🏆 From Achilles Tear to TNT: Melissa Ortiz Built Her Platform Twice

Melissa Ortiz, Broadcaster at TNT Sports & Olympian

Melissa Ortiz is a broadcaster with TNT Sports, where she covers the U.S. men's and women's national teams across nearly 30 matches per year. A Colombian-American from West Palm Beach, Florida, she played professionally and represented the Colombian national team at the Olympics before pivoting entirely into media. With no journalism degree and no institutional runway, she built her brand through content creation, cold outreach, and sheer consistency until landing her first on-air opportunity covering CONMEBOL World Cup qualifiers ahead of Qatar 2022. Today, she is also a co-founder of Kickoff Coffee Co., a soccer-themed specialty coffee brand that donates 10% of profits to foundations using the sport for social development. Her path is not a highlight reel. It is a case study in making your own lane when no one hands you one.

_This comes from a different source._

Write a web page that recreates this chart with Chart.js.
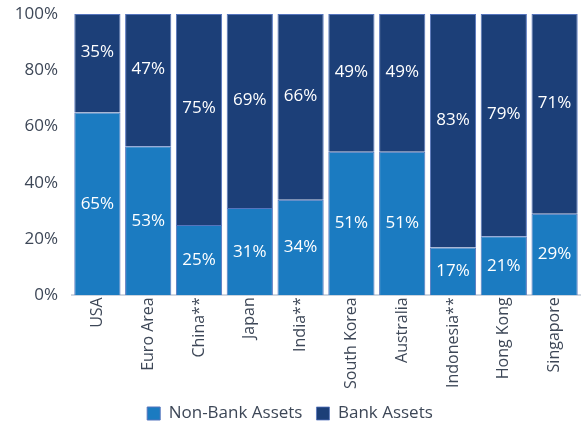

A Door No One Was Going to Open

When Melissa's playing career wound down after the 2016 Olympics, she did what most former athletes do: she looked for what came next. She went to ESPN Deportes. She reached out on LinkedIn. She showed up in person to offices expecting someone to recognize her resume. Nobody did. "It's crazy because when you think about your male counterpart who played on the national team and in big tournaments, they automatically put them at the desk. That wasn't quite the case."

Rather than keep waiting for a room to let her in, she bought a camera and started creating. Game previews, soccer drills, nutrition content, whatever gave her a reason to show up and build an audience around the sport she knew better than most.

Russia Changed Everything

The turning point was not a job offer. It was a trip. In 2018, Melissa and her husband used their savings to vlog the Men's World Cup in Russia, riding trains for 15 hours across the country, capturing what it felt like to be a fan at soccer's biggest stage. Few people with her playing background were doing anything like it, and the content hit.

By the time she returned, she had her first brand partnership, a deal with a cell phone company at MLS All-Star. "I was making more off this paycheck than I would in a week doing whatever else. And I loved doing it." That combination of income and passion confirmed the direction. She and her husband moved to New York City shortly after. The networking density there did the rest.

The Skill of Thick Skin

Ask Melissa what separates people who last in competitive careers from those who don't, and she comes back to two things: being a genuinely good person, and building the ability to absorb rejection without flinching.

"I've made mistakes on air. It's just: brush it off, next one." The thick skin she's talking about is not detachment. It's the product of years of hard coaching, injuries, a federation that undervalued its own players, and a media industry that was slow to see the value in someone like her. Sports taught her how to fail and keep moving, and that translated directly into broadcasting.

She points to Julie Foudy as someone she has been inspired by. Not just the playing career, but the longevity, the professionalism, the reputation that precedes you into every room. "People will continue wanting to work with you if you're easy to work with, kind, and respectful."

A Defining Moment

The injury that derailed Melissa's 2015 Women's World Cup campaign came five days before kickoff. The Colombian national team had spent six months training on turf in preparation for a tournament that was itself played on turf, and her Achilles gave out under the strain. A full year of recovery followed, along with the realization that the federation she was playing for did not have her back.

"I realized how bad it was. I started documenting things." That year forced a reckoning, not just about soccer, but about identity. She had a master's degree in marketing. She had been running side businesses since her injury left her without a paycheck. She was more than the position she played. The injury did not end her career. It clarified who she was beyond it.

Built to Build

The broadcaster narrative is the through line, but what defines Melissa as an operator is her entrepreneurial instinct. The bracelet business she started during recovery, sourcing handmade pieces from artisans in Colombia and placing them in 40 to 50 Florida stores. The soccer camps she ran for hundreds of kids around the state. The e-commerce operation she built while also managing accounting for her parents' automotive business.

Kickoff Coffee Co., launched in 2020 with her brother and his wife, follows the same logic: identify a real gap, build something around it, attach it to a mission. Soccer and coffee, she argues, are already paired daily by fans watching early Premier League matches. Nobody had built a specialty brand around that moment. They did. It is still growing.

Follow the Passion, Trust the Run

If there is one thing Melissa would tell a younger version of herself, it is to follow passion without waiting for certainty. She watched her father and mother run an automotive business he genuinely loved, waking at 4 a.m. and coming home past midnight without treating it like a burden. That image stayed with her.

"Believe in yourself and believe in the run. Everything works out the way it should. And even if it doesn't work out the way you want it in that given moment, in the end it works out in some way to serve you." Her why is simpler than the resume suggests: be better every day. Better at broadcasting, better at creating, better at working with people. The athlete never fully left. She just found a bigger field.